How Much Can You Save by Using Compact Florescent Light Bulbs?

For most people, this offers a lot of opportunity for energy and cost savings. Lighting accounts for 20% of the electric bill in the average U.S. home, and the average home has approximately 30 light fixtures.

To save the most energy and money by using compact florescent light bulbs, the U.S. Environmental Protection Agency recommends replacing standard bulbs in areas where lights are used frequently and left on for a long time, such as family rooms, living rooms, kitchens, dining rooms, and porches.

Choosing the Right Compact Florescent Light Bulbs

To make sure you get the same amount of light when replacing standard bulbs with compact florescent light bulbs, check the lumen rating on the light you are replacing and purchase a compact florescent light bulb with the same lumen rating. (A lumen rating is the measure of light the bulb puts out.)

Wattage varies greatly between standard light bulbs and compact florescent light bulbs. Compact florescent light bulbs typically use about one-quarter of the wattage used by standard bulbs to produce the same amount of light. So to replace a traditional 60-watt bulb, look for a compact florescent light bulb that is about 15 watts.

Compact florescent light bulbs are available in many different sizes and shapes to fit in almost any fixture-from three-way lamps to dimmer switches-for both indoor and outdoor use. Compact florescent light bulbs also come in a variety of color temperatures, which helps determine the color and brightness of the light each bulb provides.

Keeping It Simple

None of this is as daunting as it may seem.
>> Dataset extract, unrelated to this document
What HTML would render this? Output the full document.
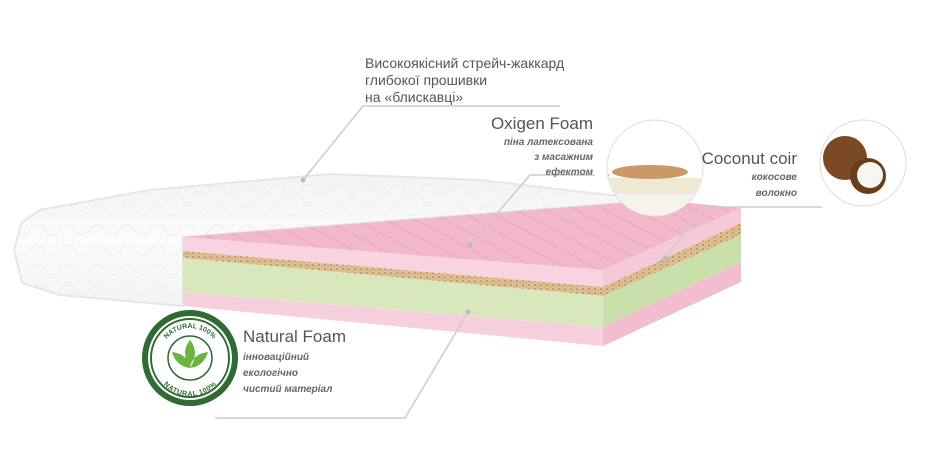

But to make it really simple, the environmental group Environmental Defense has put together an easy-to-use Web site that lets you search for the compact florescent light bulbs according to where you want to use them or by shape, brightness, color of light or other features.

The site also features user reviews of specific bulbs, and side-by-side photos of energy-saving compact florescent light bulbs with incandescent bulbs to help you determine whether the florescent bulbs will fit your light fixture.